> _Request_:
Work through the data below and give the number of lines holding "matplotlib", nothing more.

> _Task inputs_:
◇ ◇ ◇

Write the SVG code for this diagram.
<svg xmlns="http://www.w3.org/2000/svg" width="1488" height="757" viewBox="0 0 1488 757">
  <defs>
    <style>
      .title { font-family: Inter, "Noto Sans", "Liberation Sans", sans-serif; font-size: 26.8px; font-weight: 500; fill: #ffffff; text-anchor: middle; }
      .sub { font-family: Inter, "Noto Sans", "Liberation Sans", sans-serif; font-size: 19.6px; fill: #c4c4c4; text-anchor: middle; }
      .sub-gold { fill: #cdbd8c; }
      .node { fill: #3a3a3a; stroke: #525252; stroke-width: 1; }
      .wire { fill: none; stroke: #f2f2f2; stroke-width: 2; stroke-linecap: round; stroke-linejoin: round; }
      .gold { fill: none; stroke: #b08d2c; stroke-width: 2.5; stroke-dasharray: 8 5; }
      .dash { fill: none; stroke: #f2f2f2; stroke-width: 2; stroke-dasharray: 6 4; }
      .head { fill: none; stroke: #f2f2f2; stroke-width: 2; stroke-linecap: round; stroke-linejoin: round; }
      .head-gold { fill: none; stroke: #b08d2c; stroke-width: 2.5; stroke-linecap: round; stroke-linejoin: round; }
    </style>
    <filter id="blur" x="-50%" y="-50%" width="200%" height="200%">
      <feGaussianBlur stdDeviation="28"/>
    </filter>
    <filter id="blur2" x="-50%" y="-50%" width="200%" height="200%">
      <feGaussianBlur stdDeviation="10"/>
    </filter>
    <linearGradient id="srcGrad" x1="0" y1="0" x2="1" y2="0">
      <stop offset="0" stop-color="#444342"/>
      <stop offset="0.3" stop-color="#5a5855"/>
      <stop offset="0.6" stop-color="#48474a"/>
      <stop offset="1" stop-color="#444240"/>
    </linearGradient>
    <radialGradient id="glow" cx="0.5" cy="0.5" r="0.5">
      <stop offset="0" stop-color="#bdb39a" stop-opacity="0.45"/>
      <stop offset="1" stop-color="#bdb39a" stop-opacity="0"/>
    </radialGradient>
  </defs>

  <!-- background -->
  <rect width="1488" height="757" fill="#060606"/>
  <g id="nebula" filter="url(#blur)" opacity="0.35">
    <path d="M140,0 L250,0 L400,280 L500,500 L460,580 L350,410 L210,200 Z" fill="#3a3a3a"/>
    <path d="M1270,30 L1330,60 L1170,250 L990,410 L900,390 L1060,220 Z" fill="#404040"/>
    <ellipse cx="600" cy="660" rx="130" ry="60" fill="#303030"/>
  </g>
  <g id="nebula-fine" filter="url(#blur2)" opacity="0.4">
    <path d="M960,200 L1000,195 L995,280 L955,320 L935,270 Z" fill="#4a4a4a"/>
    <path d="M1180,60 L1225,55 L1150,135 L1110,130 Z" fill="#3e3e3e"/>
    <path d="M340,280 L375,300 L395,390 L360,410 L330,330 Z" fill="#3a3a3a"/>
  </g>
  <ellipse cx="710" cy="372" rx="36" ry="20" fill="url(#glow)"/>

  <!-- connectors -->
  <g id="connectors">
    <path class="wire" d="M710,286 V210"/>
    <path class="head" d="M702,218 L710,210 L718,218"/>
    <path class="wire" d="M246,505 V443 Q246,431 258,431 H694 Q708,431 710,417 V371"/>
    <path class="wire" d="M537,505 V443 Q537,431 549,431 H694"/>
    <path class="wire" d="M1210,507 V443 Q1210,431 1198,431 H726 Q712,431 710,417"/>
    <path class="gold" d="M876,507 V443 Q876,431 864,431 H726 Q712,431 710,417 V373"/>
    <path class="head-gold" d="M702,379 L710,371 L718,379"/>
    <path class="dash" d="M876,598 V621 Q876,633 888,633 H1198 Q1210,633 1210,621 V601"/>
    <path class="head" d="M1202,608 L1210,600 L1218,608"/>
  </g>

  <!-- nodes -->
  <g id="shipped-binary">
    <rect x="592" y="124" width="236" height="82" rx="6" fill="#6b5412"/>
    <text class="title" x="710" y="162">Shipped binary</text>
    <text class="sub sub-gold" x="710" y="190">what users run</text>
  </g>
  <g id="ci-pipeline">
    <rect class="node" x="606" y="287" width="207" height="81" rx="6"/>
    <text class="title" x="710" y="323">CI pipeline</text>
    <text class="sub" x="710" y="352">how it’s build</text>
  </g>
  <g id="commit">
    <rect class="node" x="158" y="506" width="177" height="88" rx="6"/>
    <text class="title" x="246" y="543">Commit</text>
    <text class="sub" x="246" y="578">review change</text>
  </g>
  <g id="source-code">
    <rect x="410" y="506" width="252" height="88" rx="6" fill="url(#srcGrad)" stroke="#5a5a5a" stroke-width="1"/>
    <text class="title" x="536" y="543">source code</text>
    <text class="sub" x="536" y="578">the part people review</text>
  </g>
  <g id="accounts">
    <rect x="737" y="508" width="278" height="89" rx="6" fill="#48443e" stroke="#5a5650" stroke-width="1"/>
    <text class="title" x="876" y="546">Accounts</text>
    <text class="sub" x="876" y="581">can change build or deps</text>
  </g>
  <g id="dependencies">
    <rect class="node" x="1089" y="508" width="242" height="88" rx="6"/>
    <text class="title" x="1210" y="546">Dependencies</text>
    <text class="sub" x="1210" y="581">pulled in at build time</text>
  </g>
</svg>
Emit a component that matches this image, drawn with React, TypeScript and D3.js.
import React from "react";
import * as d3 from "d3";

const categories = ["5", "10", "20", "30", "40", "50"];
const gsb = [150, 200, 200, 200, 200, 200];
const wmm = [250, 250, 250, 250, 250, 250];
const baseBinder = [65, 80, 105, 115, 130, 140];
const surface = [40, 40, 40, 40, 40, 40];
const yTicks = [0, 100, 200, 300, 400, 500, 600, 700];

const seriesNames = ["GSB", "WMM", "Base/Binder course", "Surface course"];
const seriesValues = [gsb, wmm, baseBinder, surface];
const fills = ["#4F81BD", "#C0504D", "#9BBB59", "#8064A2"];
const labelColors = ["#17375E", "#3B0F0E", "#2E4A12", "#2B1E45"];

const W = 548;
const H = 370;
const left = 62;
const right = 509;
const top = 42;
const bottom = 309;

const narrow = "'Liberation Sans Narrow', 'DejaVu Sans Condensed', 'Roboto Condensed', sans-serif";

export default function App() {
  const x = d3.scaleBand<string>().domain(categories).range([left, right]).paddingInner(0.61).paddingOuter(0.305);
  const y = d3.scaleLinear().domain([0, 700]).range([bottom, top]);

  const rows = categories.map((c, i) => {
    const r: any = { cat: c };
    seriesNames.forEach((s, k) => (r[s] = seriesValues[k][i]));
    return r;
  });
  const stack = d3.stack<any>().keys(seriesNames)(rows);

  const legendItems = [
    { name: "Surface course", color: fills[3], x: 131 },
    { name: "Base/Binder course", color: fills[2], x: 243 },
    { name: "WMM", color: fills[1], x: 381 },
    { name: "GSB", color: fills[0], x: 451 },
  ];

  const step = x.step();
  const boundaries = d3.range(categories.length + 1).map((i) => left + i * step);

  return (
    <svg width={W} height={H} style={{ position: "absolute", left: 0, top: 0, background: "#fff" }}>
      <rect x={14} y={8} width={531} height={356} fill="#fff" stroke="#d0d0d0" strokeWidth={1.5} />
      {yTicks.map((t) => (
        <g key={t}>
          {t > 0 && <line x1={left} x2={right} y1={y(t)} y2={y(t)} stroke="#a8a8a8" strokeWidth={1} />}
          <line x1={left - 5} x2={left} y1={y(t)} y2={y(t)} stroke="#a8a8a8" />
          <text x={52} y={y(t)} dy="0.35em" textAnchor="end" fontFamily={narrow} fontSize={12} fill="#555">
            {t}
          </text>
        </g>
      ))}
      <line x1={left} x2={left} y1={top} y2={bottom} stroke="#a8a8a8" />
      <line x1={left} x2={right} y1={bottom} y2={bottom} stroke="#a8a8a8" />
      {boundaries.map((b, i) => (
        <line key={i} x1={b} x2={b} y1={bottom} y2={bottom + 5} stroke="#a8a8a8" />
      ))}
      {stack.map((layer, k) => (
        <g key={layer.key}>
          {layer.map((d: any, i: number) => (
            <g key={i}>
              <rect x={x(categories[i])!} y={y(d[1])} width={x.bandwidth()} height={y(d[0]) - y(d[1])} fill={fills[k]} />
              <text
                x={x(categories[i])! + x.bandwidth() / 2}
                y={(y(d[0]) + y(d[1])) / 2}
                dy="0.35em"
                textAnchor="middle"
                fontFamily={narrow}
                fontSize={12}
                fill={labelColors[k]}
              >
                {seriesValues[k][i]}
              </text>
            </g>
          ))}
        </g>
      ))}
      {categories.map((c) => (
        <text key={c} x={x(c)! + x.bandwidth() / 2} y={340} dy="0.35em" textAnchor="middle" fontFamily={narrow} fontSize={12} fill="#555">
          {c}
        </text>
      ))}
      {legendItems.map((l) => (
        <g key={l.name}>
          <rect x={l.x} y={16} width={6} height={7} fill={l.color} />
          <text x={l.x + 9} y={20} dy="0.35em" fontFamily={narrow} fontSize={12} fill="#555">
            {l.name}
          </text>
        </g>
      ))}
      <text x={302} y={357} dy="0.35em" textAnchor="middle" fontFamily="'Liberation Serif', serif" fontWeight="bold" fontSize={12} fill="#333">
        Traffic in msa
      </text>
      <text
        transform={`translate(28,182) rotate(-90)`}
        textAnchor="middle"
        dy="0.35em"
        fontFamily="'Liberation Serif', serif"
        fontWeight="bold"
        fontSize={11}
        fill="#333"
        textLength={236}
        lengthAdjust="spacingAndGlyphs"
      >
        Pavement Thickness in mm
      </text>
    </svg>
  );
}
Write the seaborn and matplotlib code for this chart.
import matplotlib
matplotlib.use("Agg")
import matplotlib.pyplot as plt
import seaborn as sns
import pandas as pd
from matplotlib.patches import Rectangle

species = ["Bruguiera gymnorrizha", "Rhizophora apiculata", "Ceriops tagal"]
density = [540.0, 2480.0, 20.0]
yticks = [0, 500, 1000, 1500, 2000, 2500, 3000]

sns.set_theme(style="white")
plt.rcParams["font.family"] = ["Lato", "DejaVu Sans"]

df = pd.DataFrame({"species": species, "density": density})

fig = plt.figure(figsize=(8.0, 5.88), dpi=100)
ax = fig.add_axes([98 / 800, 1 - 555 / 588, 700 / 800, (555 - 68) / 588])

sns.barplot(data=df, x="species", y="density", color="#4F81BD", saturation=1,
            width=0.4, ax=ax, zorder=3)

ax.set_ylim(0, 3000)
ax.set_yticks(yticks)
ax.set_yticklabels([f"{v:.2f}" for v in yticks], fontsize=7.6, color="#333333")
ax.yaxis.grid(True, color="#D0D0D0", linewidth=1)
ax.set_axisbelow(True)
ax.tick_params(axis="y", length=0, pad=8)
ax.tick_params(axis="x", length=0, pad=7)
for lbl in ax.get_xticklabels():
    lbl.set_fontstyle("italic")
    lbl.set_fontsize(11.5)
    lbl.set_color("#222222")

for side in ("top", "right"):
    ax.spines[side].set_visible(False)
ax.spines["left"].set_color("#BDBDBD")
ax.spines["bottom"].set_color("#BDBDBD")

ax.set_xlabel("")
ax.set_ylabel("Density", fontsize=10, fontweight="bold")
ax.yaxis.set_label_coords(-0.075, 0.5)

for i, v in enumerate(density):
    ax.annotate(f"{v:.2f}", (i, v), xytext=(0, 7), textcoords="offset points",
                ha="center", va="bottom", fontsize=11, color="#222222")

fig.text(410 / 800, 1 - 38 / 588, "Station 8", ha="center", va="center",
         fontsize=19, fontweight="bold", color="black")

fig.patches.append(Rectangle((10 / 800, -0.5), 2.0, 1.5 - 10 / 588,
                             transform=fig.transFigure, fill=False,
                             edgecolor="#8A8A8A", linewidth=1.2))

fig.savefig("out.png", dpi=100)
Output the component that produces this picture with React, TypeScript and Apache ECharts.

◇ ◇ ◇

> _Final answer_:
5